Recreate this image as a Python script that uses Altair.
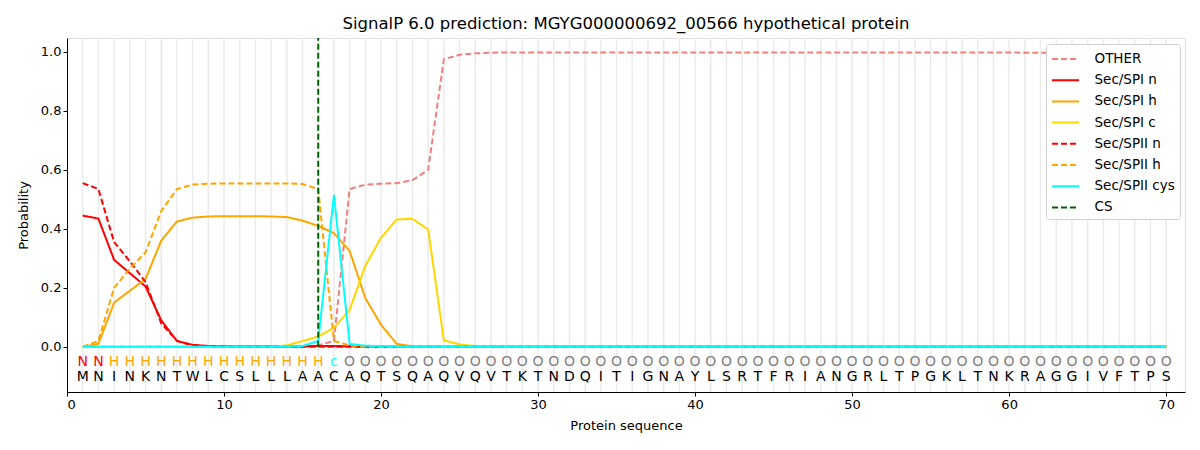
import altair as alt
import pandas as pd

positions = list(range(1, 71))
sequence = list("MNINKNTWLCSLLLAACAQTSQAQVQVTKTNDQITIGNAYLSRTFRIANGRLTPGKLTNKRAGGIVFTPS")
labels = ["N"] * 2 + ["H"] * 14 + ["C"] + ["O"] * 53

other = [0.0, 0.0, 0.0, 0.0, 0.0, 0.0, 0.0, 0.0, 0.0, 0.0, 0.0, 0.0, 0.0, 0.0, 0.001, 0.005, 0.02,
         0.535, 0.55, 0.553, 0.555, 0.565, 0.6, 0.975, 0.99, 0.995, 0.997] + [0.998] * 33 + [0.997] * 10
sp1_n = [0.445, 0.435, 0.295, 0.25, 0.205, 0.09, 0.02, 0.007, 0.003, 0.002, 0.001, 0.001, 0.001, 0.001,
         0.002, 0.003, 0.003, 0.002, 0.001] + [0.0] * 51
sp1_h = [0.0, 0.01, 0.15, 0.19, 0.23, 0.36, 0.425, 0.438, 0.442, 0.443, 0.443, 0.443, 0.442, 0.44,
         0.428, 0.41, 0.385, 0.325, 0.165, 0.075, 0.01, 0.002] + [0.0] * 48
sp1_c = [0.0] * 13 + [0.005, 0.02, 0.035, 0.065, 0.125, 0.275, 0.37, 0.432, 0.434, 0.398, 0.022,
                     0.008, 0.003, 0.001] + [0.0] * 43
sp2_n = [0.555, 0.535, 0.355, 0.29, 0.22, 0.08, 0.02, 0.005, 0.002, 0.001] + [0.0] * 60
sp2_h = [0.0, 0.02, 0.2, 0.265, 0.32, 0.46, 0.535, 0.55, 0.553, 0.554, 0.554, 0.554, 0.554, 0.554,
         0.552, 0.535, 0.02, 0.005, 0.001] + [0.0] * 51
sp2_cys = [0.0] * 14 + [0.003, 0.02, 0.515, 0.01, 0.004, 0.002, 0.001] + [0.0] * 49
cs_pos = [16]

series_names = ["OTHER", "Sec/SPI n", "Sec/SPI h", "Sec/SPI c", "Sec/SPII n", "Sec/SPII h", "Sec/SPII cys", "CS"]
series_colors = ["#f08080", "#ff0000", "#ffa500", "#ffd700", "#ff0000", "#ffa500", "#00ffff", "#006400"]
series_dash = [[6, 3], [1, 0], [1, 0], [1, 0], [6, 3], [6, 3], [1, 0], [6, 3]]

series_values = [other, sp1_n, sp1_h, sp1_c, sp2_n, sp2_h, sp2_cys]
rows = []
for name, vals in zip(series_names[:7], series_values):
    for p, v in zip(positions, vals):
        rows.append({"series": name, "pos": p, "prob": v})
df = pd.DataFrame(rows)

seq_df = pd.DataFrame({"pos": positions, "aa": sequence, "lab": labels})
cs_df = pd.DataFrame({"series": ["CS"], "pos": cs_pos, "y0": [0.0]})

W, H = 1118, 354
xscale = alt.Scale(domain=[0, 71.2], nice=False, zero=False)
yscale = alt.Scale(domain=[-0.153, 1.047], nice=False, zero=False)

color = alt.Color("series:N", scale=alt.Scale(domain=series_names, range=series_colors),
                  legend=alt.Legend(title=None, orient="none", legendX=979, legendY=6,
                                    symbolType="M-1.5,0H1.5", symbolSize=324, symbolStrokeWidth=2,
                                    symbolOffset=4.5,
                                    labelFontSize=13.5, labelFont="DejaVu Sans", rowPadding=4.2,
                                    padding=5, strokeColor="#d0d0d0", cornerRadius=3,
                                    fillColor="white", labelOffset=19))
dash = alt.StrokeDash("series:N", scale=alt.Scale(domain=series_names, range=series_dash), legend=None)

xaxis = alt.Axis(values=list(range(0, 71, 10)), grid=False, title="Protein sequence", tickColor="black",
                 domainColor="black", labelColor="black", titleColor="black", labelFontSize=13,
                 titleFontSize=13, titleFontWeight="normal", labelFont="DejaVu Sans", titleFont="DejaVu Sans",
                 tickSize=4, titlePadding=8)
yaxis = alt.Axis(values=[0, 0.2, 0.4, 0.6, 0.8, 1.0], format=".1f", grid=False, title="Probability",
                 tickColor="black", domainColor="black", labelColor="black", titleColor="black",
                 labelFontSize=13, titleFontSize=13, titleFontWeight="normal", labelFont="DejaVu Sans",
                 titleFont="DejaVu Sans", tickSize=4, titlePadding=10)

grid = alt.Chart(seq_df).mark_rule(color="#ebebeb", strokeWidth=1.5).encode(
    x=alt.X("pos:Q", scale=xscale, axis=xaxis))

lines = alt.Chart(df).mark_line(strokeWidth=2).encode(
    x=alt.X("pos:Q", scale=xscale, axis=xaxis),
    y=alt.Y("prob:Q", scale=yscale, axis=yaxis),
    color=color, strokeDash=dash)

cs = alt.Chart(cs_df).mark_rule(strokeWidth=2).encode(
    x=alt.X("pos:Q", scale=xscale),
    y=alt.Y("y0:Q", scale=yscale),
    y2=alt.value(0),
    color=color, strokeDash=dash)

lab_colors = {"N": "#ff0000", "H": "#ffa500", "C": "#00ffff", "O": "#808080"}
label_layers = []
for lab, col in lab_colors.items():
    sub = seq_df[seq_df["lab"] == lab].copy()
    sub["ly"] = -0.05
    sub["txt"] = "c" if lab == "C" else lab
    label_layers.append(alt.Chart(sub).mark_text(color=col, fontSize=14, font="DejaVu Sans").encode(
        x=alt.X("pos:Q", scale=xscale), y=alt.Y("ly:Q", scale=yscale), text="txt:N"))

seq_df2 = seq_df.copy()
seq_df2["sy"] = -0.103
aa_text = alt.Chart(seq_df2).mark_text(color="black", fontSize=14, font="DejaVu Sans").encode(
    x=alt.X("pos:Q", scale=xscale), y=alt.Y("sy:Q", scale=yscale), text="aa:N")

chart = alt.layer(grid, lines, cs, *label_layers, aa_text).properties(
    width=W, height=H,
    title=alt.Title("SignalP 6.0 prediction: MGYG000000692_00566 hypothetical protein",
                    fontSize=16.5, fontWeight="normal", font="DejaVu Sans", color="black", offset=5),
    autosize=alt.AutoSizeParams(type="none"),
    padding={"left": 59, "top": 30, "right": 7, "bottom": 50},
).configure_view(stroke="black", strokeWidth=1).configure(background="white")

chart.save("out.html", embed_options={"renderer": "svg", "actions": False})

The request:
Repeat the data exactly in full, omitting its pictures.

Exercise result:
Recreate this image as a Python script that uses Altair.
import altair as alt
import pandas as pd

positions = list(range(1, 71))
sequence = list("MNINKNTWLCSLLLAACAQTSQAQVQVTKTNDQITIGNAYLSRTFRIANGRLTPGKLTNKRAGGIVFTPS")
labels = ["N"] * 2 + ["H"] * 14 + ["C"] + ["O"] * 53

other = [0.0, 0.0, 0.0, 0.0, 0.0, 0.0, 0.0, 0.0, 0.0, 0.0, 0.0, 0.0, 0.0, 0.0, 0.001, 0.005, 0.02,
         0.535, 0.55, 0.553, 0.555, 0.565, 0.6, 0.975, 0.99, 0.995, 0.997] + [0.998] * 33 + [0.997] * 10
sp1_n = [0.445, 0.435, 0.295, 0.25, 0.205, 0.09, 0.02, 0.007, 0.003, 0.002, 0.001, 0.001, 0.001, 0.001,
         0.002, 0.003, 0.003, 0.002, 0.001] + [0.0] * 51
sp1_h = [0.0, 0.01, 0.15, 0.19, 0.23, 0.36, 0.425, 0.438, 0.442, 0.443, 0.443, 0.443, 0.442, 0.44,
         0.428, 0.41, 0.385, 0.325, 0.165, 0.075, 0.01, 0.002] + [0.0] * 48
sp1_c = [0.0] * 13 + [0.005, 0.02, 0.035, 0.065, 0.125, 0.275, 0.37, 0.432, 0.434, 0.398, 0.022,
                     0.008, 0.003, 0.001] + [0.0] * 43
sp2_n = [0.555, 0.535, 0.355, 0.29, 0.22, 0.08, 0.02, 0.005, 0.002, 0.001] + [0.0] * 60
sp2_h = [0.0, 0.02, 0.2, 0.265, 0.32, 0.46, 0.535, 0.55, 0.553, 0.554, 0.554, 0.554, 0.554, 0.554,
         0.552, 0.535, 0.02, 0.005, 0.001] + [0.0] * 51
sp2_cys = [0.0] * 14 + [0.003, 0.02, 0.515, 0.01, 0.004, 0.002, 0.001] + [0.0] * 49
cs_pos = [16]

series_names = ["OTHER", "Sec/SPI n", "Sec/SPI h", "Sec/SPI c", "Sec/SPII n", "Sec/SPII h", "Sec/SPII cys", "CS"]
series_colors = ["#f08080", "#ff0000", "#ffa500", "#ffd700", "#ff0000", "#ffa500", "#00ffff", "#006400"]
series_dash = [[6, 3], [1, 0], [1, 0], [1, 0], [6, 3], [6, 3], [1, 0], [6, 3]]

series_values = [other, sp1_n, sp1_h, sp1_c, sp2_n, sp2_h, sp2_cys]
rows = []
for name, vals in zip(series_names[:7], series_values):
    for p, v in zip(positions, vals):
        rows.append({"series": name, "pos": p, "prob": v})
df = pd.DataFrame(rows)

seq_df = pd.DataFrame({"pos": positions, "aa": sequence, "lab": labels})
cs_df = pd.DataFrame({"series": ["CS"], "pos": cs_pos, "y0": [0.0]})

W, H = 1118, 354
xscale = alt.Scale(domain=[0, 71.2], nice=False, zero=False)
yscale = alt.Scale(domain=[-0.153, 1.047], nice=False, zero=False)

color = alt.Color("series:N", scale=alt.Scale(domain=series_names, range=series_colors),
                  legend=alt.Legend(title=None, orient="none", legendX=979, legendY=6,
                                    symbolType="M-1.5,0H1.5", symbolSize=324, symbolStrokeWidth=2,
                                    symbolOffset=4.5,
                                    labelFontSize=13.5, labelFont="DejaVu Sans", rowPadding=4.2,
                                    padding=5, strokeColor="#d0d0d0", cornerRadius=3,
                                    fillColor="white", labelOffset=19))
dash = alt.StrokeDash("series:N", scale=alt.Scale(domain=series_names, range=series_dash), legend=None)

xaxis = alt.Axis(values=list(range(0, 71, 10)), grid=False, title="Protein sequence", tickColor="black",
                 domainColor="black", labelColor="black", titleColor="black", labelFontSize=13,
                 titleFontSize=13, titleFontWeight="normal", labelFont="DejaVu Sans", titleFont="DejaVu Sans",
                 tickSize=4, titlePadding=8)
yaxis = alt.Axis(values=[0, 0.2, 0.4, 0.6, 0.8, 1.0], format=".1f", grid=False, title="Probability",
                 tickColor="black", domainColor="black", labelColor="black", titleColor="black",
                 labelFontSize=13, titleFontSize=13, titleFontWeight="normal", labelFont="DejaVu Sans",
                 titleFont="DejaVu Sans", tickSize=4, titlePadding=10)

grid = alt.Chart(seq_df).mark_rule(color="#ebebeb", strokeWidth=1.5).encode(
    x=alt.X("pos:Q", scale=xscale, axis=xaxis))

lines = alt.Chart(df).mark_line(strokeWidth=2).encode(
    x=alt.X("pos:Q", scale=xscale, axis=xaxis),
    y=alt.Y("prob:Q", scale=yscale, axis=yaxis),
    color=color, strokeDash=dash)

cs = alt.Chart(cs_df).mark_rule(strokeWidth=2).encode(
    x=alt.X("pos:Q", scale=xscale),
    y=alt.Y("y0:Q", scale=yscale),
    y2=alt.value(0),
    color=color, strokeDash=dash)

lab_colors = {"N": "#ff0000", "H": "#ffa500", "C": "#00ffff", "O": "#808080"}
label_layers = []
for lab, col in lab_colors.items():
    sub = seq_df[seq_df["lab"] == lab].copy()
    sub["ly"] = -0.05
    sub["txt"] = "c" if lab == "C" else lab
    label_layers.append(alt.Chart(sub).mark_text(color=col, fontSize=14, font="DejaVu Sans").encode(
        x=alt.X("pos:Q", scale=xscale), y=alt.Y("ly:Q", scale=yscale), text="txt:N"))

seq_df2 = seq_df.copy()
seq_df2["sy"] = -0.103
aa_text = alt.Chart(seq_df2).mark_text(color="black", fontSize=14, font="DejaVu Sans").encode(
    x=alt.X("pos:Q", scale=xscale), y=alt.Y("sy:Q", scale=yscale), text="aa:N")

chart = alt.layer(grid, lines, cs, *label_layers, aa_text).properties(
    width=W, height=H,
    title=alt.Title("SignalP 6.0 prediction: MGYG000000692_00566 hypothetical protein",
                    fontSize=16.5, fontWeight="normal", font="DejaVu Sans", color="black", offset=5),
    autosize=alt.AutoSizeParams(type="none"),
    padding={"left": 59, "top": 30, "right": 7, "bottom": 50},
).configure_view(stroke="black", strokeWidth=1).configure(background="white")

chart.save("out.html", embed_options={"renderer": "svg", "actions": False})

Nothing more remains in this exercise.